→ Your task:
It is required that the lines from the top of the listing through the line with "import numpy as np" be reproduced exactly, excluding pictures.

— Start —

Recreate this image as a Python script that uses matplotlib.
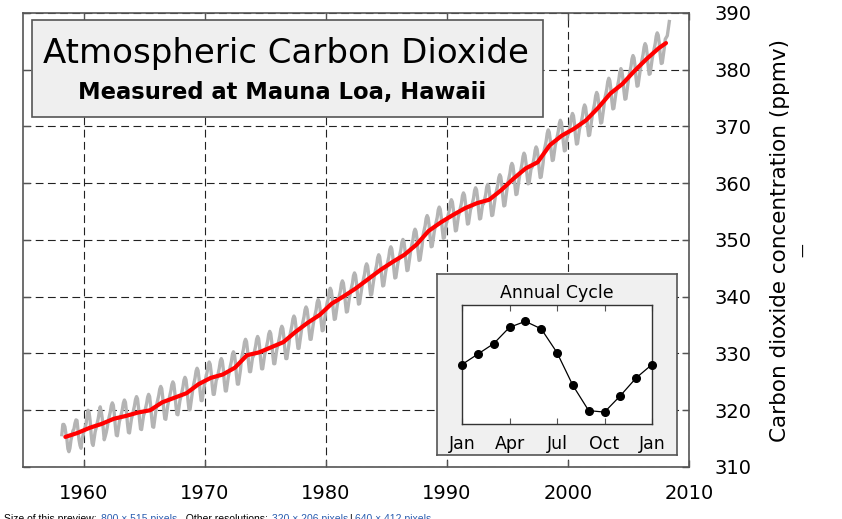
import matplotlib
matplotlib.use("Agg")
import matplotlib.pyplot as plt
from matplotlib.patches import Rectangle
import numpy as np

# monthly Mauna Loa CO2 (ppmv), one row per year, 1958 starts in March, 2008 ends in May
first_year = 1958
first_month = 3
monthly_co2 = [
    [315.7, 317.5, 317.5, 317.1, 315.9, 314.9, 313.2, 312.7, 313.3, 314.7],
    [315.6, 316.4, 316.7, 317.7, 318.3, 318.2, 316.5, 314.8, 313.8, 313.3, 314.8, 315.6],
    [316.4, 317.0, 317.6, 319.0, 320.0, 319.6, 318.2, 315.9, 314.2, 313.8, 315.0, 316.2],
    [316.9, 317.7, 318.5, 319.5, 320.6, 319.8, 318.6, 316.8, 314.8, 315.4, 316.1, 317.0],
    [318.1, 318.9, 319.7, 320.8, 321.3, 320.9, 319.3, 317.2, 315.6, 315.5, 316.8, 318.0],
    [318.6, 319.4, 320.2, 321.3, 321.8, 321.4, 319.8, 317.7, 316.1, 316.0, 317.3, 318.5],
    [319.2, 320.0, 320.8, 321.9, 322.4, 322.0, 320.4, 318.3, 316.7, 316.6, 317.9, 319.1],
    [319.6, 320.4, 321.2, 322.3, 322.8, 322.4, 320.8, 318.7, 317.1, 317.0, 318.3, 319.5],
    [321.0, 321.8, 322.6, 323.7, 324.2, 323.8, 322.2, 320.1, 318.5, 318.4, 319.7, 320.9],
    [321.8, 322.6, 323.4, 324.5, 325.0, 324.6, 323.0, 320.9, 319.3, 319.2, 320.5, 321.7],
    [322.4, 323.3, 324.1, 325.3, 325.8, 325.4, 323.9, 321.7, 320.1, 320.1, 321.4, 322.6],
    [324.0, 324.9, 325.7, 326.9, 327.4, 327.0, 325.5, 323.3, 321.7, 321.7, 323.0, 324.2],
    [325.1, 326.0, 326.8, 328.0, 328.5, 328.1, 326.6, 324.4, 322.8, 322.8, 324.1, 325.3],
    [325.7, 326.6, 327.4, 328.6, 329.1, 328.7, 327.2, 325.0, 323.4, 323.4, 324.7, 325.9],
    [326.9, 327.8, 328.6, 329.8, 330.3, 329.9, 328.4, 326.2, 324.6, 324.6, 325.9, 327.1],
    [329.1, 330.0, 330.8, 332.0, 332.5, 332.1, 330.6, 328.4, 326.8, 326.8, 328.1, 329.3],
    [329.6, 330.5, 331.3, 332.5, 333.0, 332.6, 331.1, 328.9, 327.3, 327.3, 328.6, 329.8],
    [330.5, 331.4, 332.2, 333.4, 333.9, 333.5, 332.0, 329.8, 328.2, 328.2, 329.5, 330.7],
    [331.4, 332.3, 333.1, 334.3, 334.8, 334.4, 332.9, 330.7, 329.1, 329.1, 330.4, 331.6],
    [333.2, 334.1, 334.9, 336.1, 336.6, 336.2, 334.7, 332.5, 330.9, 330.9, 332.2, 333.4],
    [334.8, 335.7, 336.5, 337.7, 338.2, 337.8, 336.3, 334.1, 332.5, 332.5, 333.8, 335.0],
    [336.1, 336.9, 337.7, 339.0, 339.5, 339.1, 337.7, 335.6, 334.0, 334.1, 335.4, 336.6],
    [338.1, 338.9, 339.7, 341.0, 341.5, 341.1, 339.7, 337.6, 336.0, 336.1, 337.4, 338.6],
    [339.4, 340.2, 341.0, 342.3, 342.8, 342.4, 341.0, 338.9, 337.3, 337.4, 338.7, 339.9],
    [340.8, 341.6, 342.4, 343.7, 344.2, 343.8, 342.4, 340.3, 338.7, 338.8, 340.1, 341.3],
    [342.4, 343.2, 344.0, 345.3, 345.8, 345.4, 344.0, 341.9, 340.3, 340.4, 341.7, 342.9],
    [344.0, 344.8, 345.6, 346.9, 347.4, 347.0, 345.6, 343.5, 341.9, 342.0, 343.3, 344.5],
    [345.4, 346.2, 347.0, 348.3, 348.8, 348.4, 347.0, 344.9, 343.3, 343.4, 344.7, 345.9],
    [346.7, 347.5, 348.3, 349.6, 350.1, 349.7, 348.3, 346.2, 344.6, 344.7, 346.0, 347.2],
    [348.5, 349.3, 350.1, 351.4, 351.9, 351.5, 350.1, 348.0, 346.4, 346.5, 347.8, 349.0],
    [350.9, 351.7, 352.5, 353.8, 354.3, 353.9, 352.5, 350.4, 348.8, 348.9, 350.2, 351.4],
    [352.4, 353.2, 354.0, 355.3, 355.8, 355.4, 354.0, 351.9, 350.3, 350.4, 351.7, 352.9],
    [353.7, 354.5, 355.3, 356.6, 357.1, 356.7, 355.3, 353.2, 351.6, 351.7, 353.0, 354.2],
    [354.9, 355.7, 356.5, 357.8, 358.3, 357.9, 356.5, 354.4, 352.8, 352.9, 354.2, 355.4],
    [355.8, 356.6, 357.4, 358.7, 359.2, 358.8, 357.4, 355.3, 353.7, 353.8, 355.1, 356.3],
    [356.4, 357.2, 358.0, 359.3, 359.8, 359.4, 358.0, 355.9, 354.3, 354.4, 355.7, 356.9],
    [358.1, 358.9, 359.7, 361.0, 361.5, 361.1, 359.7, 357.6, 356.0, 356.1, 357.4, 358.6],
    [360.1, 360.9, 361.7, 363.0, 363.5, 363.1, 361.7, 359.6, 358.0, 358.1, 359.4, 360.6],
    [361.7, 362.5, 363.4, 364.7, 365.3, 364.9, 363.5, 361.4, 359.9, 360.0, 361.3, 362.6],
    [362.8, 363.6, 364.5, 365.8, 366.4, 366.0, 364.6, 362.5, 361.0, 361.1, 362.4, 363.7],
    [365.8, 366.6, 367.5, 368.8, 369.4, 369.0, 367.6, 365.5, 364.0, 364.1, 365.4, 366.7],
    [367.5, 368.3, 369.2, 370.5, 371.1, 370.7, 369.3, 367.2, 365.7, 365.8, 367.1, 368.4],
    [368.7, 369.5, 370.4, 371.7, 372.3, 371.9, 370.5, 368.4, 366.9, 367.0, 368.3, 369.6],
    [370.2, 371.0, 371.9, 373.2, 373.8, 373.4, 372.0, 369.9, 368.4, 368.5, 369.8, 371.1],
    [372.4, 373.2, 374.1, 375.4, 376.0, 375.6, 374.2, 372.1, 370.6, 370.7, 372.0, 373.3],
    [374.9, 375.7, 376.6, 377.9, 378.5, 378.1, 376.7, 374.6, 373.1, 373.2, 374.5, 375.8],
    [376.6, 377.4, 378.3, 379.6, 380.2, 379.8, 378.4, 376.3, 374.8, 374.9, 376.2, 377.5],
    [378.9, 379.7, 380.6, 381.9, 382.5, 382.1, 380.7, 378.6, 377.1, 377.2, 378.5, 379.8],
    [381.0, 381.8, 382.7, 384.0, 384.6, 384.2, 382.8, 380.7, 379.2, 379.3, 380.6, 381.9],
    [382.9, 383.7, 384.6, 385.9, 386.5, 386.1, 384.7, 382.6, 381.1, 381.2, 382.5, 383.8],
    [385.4, 385.7, 386.0, 387.2, 388.5],
]

# annual means (red line), plotted at mid-year; last point is the partial 2008 value
trend_years = [1958.5, 1959.5, 1960.5, 1961.5, 1962.5, 1963.5, 1964.5, 1965.5, 1966.5, 1967.5,
               1968.5, 1969.5, 1970.5, 1971.5, 1972.5, 1973.5, 1974.5, 1975.5, 1976.5, 1977.5,
               1978.5, 1979.5, 1980.5, 1981.5, 1982.5, 1983.5, 1984.5, 1985.5, 1986.5, 1987.5,
               1988.5, 1989.5, 1990.5, 1991.5, 1992.5, 1993.5, 1994.5, 1995.5, 1996.5, 1997.5,
               1998.5, 1999.5, 2000.5, 2001.5, 2002.5, 2003.5, 2004.5, 2005.5, 2006.5, 2007.5,
               2008.1]
trend_co2 = [315.3, 316.0, 316.9, 317.6, 318.5, 319.0, 319.6, 320.0, 321.4, 322.2,
             323.0, 324.6, 325.7, 326.3, 327.5, 329.7, 330.2, 331.1, 332.0, 333.8,
             335.4, 336.8, 338.8, 340.1, 341.5, 343.1, 344.7, 346.1, 347.4, 349.2,
             351.6, 353.1, 354.4, 355.6, 356.5, 357.1, 358.8, 360.8, 362.6, 363.7,
             366.7, 368.4, 369.6, 371.1, 373.3, 375.8, 377.5, 379.8, 381.9, 383.8,
             384.7]

# inset: annual cycle, Jan .. Jan (ppmv departure)
cycle_month = [0, 1, 2, 3, 4, 5, 6, 7, 8, 9, 10, 11, 12]
cycle_co2 = [0.0, 0.7, 1.4, 2.5, 2.9, 2.4, 0.8, -1.4, -3.1, -3.2, -2.1, -0.9, 0.0]
cycle_ticks = [0, 3, 6, 9, 12]
cycle_labels = ["Jan", "Apr", "Jul", "Oct", "Jan"]

x_ticks = [1960, 1970, 1980, 1990, 2000, 2010]
y_ticks = [310, 320, 330, 340, 350, 360, 370, 380, 390]

# decimal year for every monthly value
month_x = []
month_y = []
for i, row in enumerate(monthly_co2):
    start = first_month if i == 0 else 1
    for j, v in enumerate(row):
        month_x.append(first_year + i + (start + j - 0.5) / 12)
        month_y.append(v)

W, H = 842, 519
fig = plt.figure(figsize=(W / 100, H / 100), dpi=100)
fig.patch.set_facecolor("white")

spine_col = "#555555"

ax = fig.add_axes([23 / W, 1 - 467 / H, 666 / W, 454 / H])
ax.plot(month_x, month_y, color="#b4b4b4", lw=2.4, zorder=2)
ax.plot(trend_years, trend_co2, color="#ff0000", lw=3.0, zorder=3, solid_capstyle="round")
ax.set_xlim(1955, 2010)
ax.set_ylim(310, 390)
ax.set_xticks(x_ticks)
ax.set_yticks(y_ticks)
ax.grid(True, color="#222222", linestyle=(0, (7, 4)), lw=0.8)
ax.tick_params(direction="in", length=5, width=1, color=spine_col,
               top=True, bottom=True, left=True, right=True,
               labelleft=False, labelright=True, labelsize=14)
ax.tick_params(axis="x", pad=12.5)
ax.tick_params(axis="y", pad=18.5)
for s in ax.spines.values():
    s.set_color(spine_col)
    s.set_linewidth(1.2)
ax.yaxis.set_label_position("right")
ax.set_ylabel("Carbon dioxide concentration (ppmv)", fontsize=15.5, labelpad=13)

# title box
ax.add_patch(Rectangle((0.0135, 0.771), 0.767, 0.2137, transform=ax.transAxes,
                       facecolor="#efefef", edgecolor=spine_col, lw=1.2, zorder=5))
ax.text(0.395, 0.8899, "Atmospheric Carbon Dioxide", transform=ax.transAxes,
        ha="center", va="baseline", fontsize=24.5, zorder=6)
ax.text(0.3895, 0.8106, "Measured at Mauna Loa, Hawaii", transform=ax.transAxes,
        ha="center", va="baseline", fontsize=16.3, fontweight="bold", zorder=6)

# inset background box
box = fig.add_axes([437 / W, 1 - 455 / H, 240 / W, 181 / H])
box.set_facecolor("#f0f0f0")
box.set_xticks([])
box.set_yticks([])
for s in box.spines.values():
    s.set_color(spine_col)
    s.set_linewidth(1.2)
fig.text(557 / W, 1 - 298 / H, "Annual Cycle", ha="center", va="baseline", fontsize=12.5)

ins = fig.add_axes([462 / W, 1 - 424 / H, 190 / W, 119 / H])
ins.plot(cycle_month, cycle_co2, color="black", lw=0.9, marker="o", markersize=5.5,
         clip_on=False, zorder=3)
ins.set_xlim(0, 12)
ins.set_ylim(-4, 4)
ins.set_xticks(cycle_ticks)
ins.set_xticklabels(cycle_labels)
ins.set_yticks([])
ins.tick_params(axis="x", direction="in", length=4, top=True, color=spine_col,
                labelsize=12.5, pad=8)
for s in ins.spines.values():
    s.set_color("#333333")
    s.set_linewidth(1.0)

fig.text(804 / W, 1 - 250 / H, "\u2014", rotation=90, ha="center", va="center", fontsize=10)

# clipped page caption at the bottom
cap_y = 1 - 522 / H
blue = "#2a5db0"
caption = [
    (4, "Size of this preview:", "black"),
    (101, "800 \u00d7 515 pixels", blue),
    (180, ". Other resolutions:", "black"),
    (272, "320 \u00d7 206 pixels", blue),
    (349, "|", "black"),
    (355, "640 \u00d7 412 pixels", blue),
    (434, ".", "black"),
]
for x, s, c in caption:
    fig.text(x / W, cap_y, s, color=c, fontsize=7.5, family="Liberation Sans", va="baseline")

fig.savefig("out.png", dpi=100)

— End —

→ Worked solution:
Recreate this image as a Python script that uses matplotlib.
import matplotlib
matplotlib.use("Agg")
import matplotlib.pyplot as plt
from matplotlib.patches import Rectangle
import numpy as np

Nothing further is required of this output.